В конце декабря я узнал, что будут формироваться офицерские роты и что формирование их, якобы, поручено кап. Н. Орлову. Впервые после 1913 года я услышал опять об Орлове, о том, что он находится в Симферополе. Он был в чине штабс-капитана, носил погоны 60-го пехотного Замосцкого полка. Когда, где и как он был во время Великой войны (на фронте), я ничего не могу сказать, ничего не слышал, никогда не пришлось с ним беседовать на эту тему. Формирование рот происходило по распоряжению штаба. Помню одно собрание офицеров, на котором я случайно присутствовал, в самом конце декабря или в начале января, в офицерском собрании 51-го пехотного Литовского полка на Долгоруковской улице. Там было говорено о формировании рот и, если не ошибаюсь, было предложено записываться в эти роты, которые должны были быть расквартированы в начале в Собрании. Во главе рот был поставлен кап. Н. Орлов. Кто его назначил, каким образом произошел выбор Орлова для такой ответственной работы — сказать не могу. Его имя, однако, и его популярность в прошлом привлекали офицеров, особенно уроженцев Симферополя, каждый ему доверял. Формирование рот, однако, происходило медленно, вяло, нерешительно, без особого энтузиазма. Сколотить роты в хорошую боевую часть было тяжело также из-за недостатка времени, да и настроение чинов рот было не подходящее (говорилось о нейтралитете).

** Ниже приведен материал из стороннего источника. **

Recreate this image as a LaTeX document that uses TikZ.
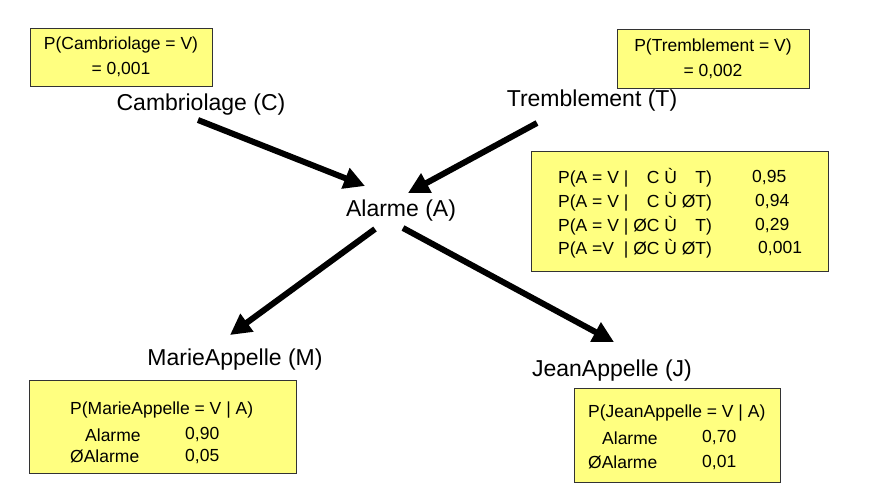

9–10 января 1918 года в Штабе стало известно, что большевики (матросы) высадились в Алуште и Ялте. Не имея там никаких войск, Штаб послал туда для отражения большевиков отряд, в состав которого входила офицерская рота под командой кап. Орлова. Отряд занял Ялту, но не надолго. Прибывший из Севастополя миноносец угрожал разрушить город, и городские власти просили отряд оставить город, дабы не подвергать его разрушению. Отряд отступил в направлении на Симферополь, тем более, что в это время большевики угрожали Симферополю со стороны Севастополя. Однако, по нераспорядительности Штаба, отряд не успел дойти до Симферополя, когда город уже был занят большевиками. Офицерская рота рассеялась; многие офицеры, с Орловым во главе, скрылись в горах. Большевики позже старались захватить Орлова, но это им не удалось, несмотря на то, что временами он, переодетый, спускался с гор и приходил в Симферополь для свидания со своими родными.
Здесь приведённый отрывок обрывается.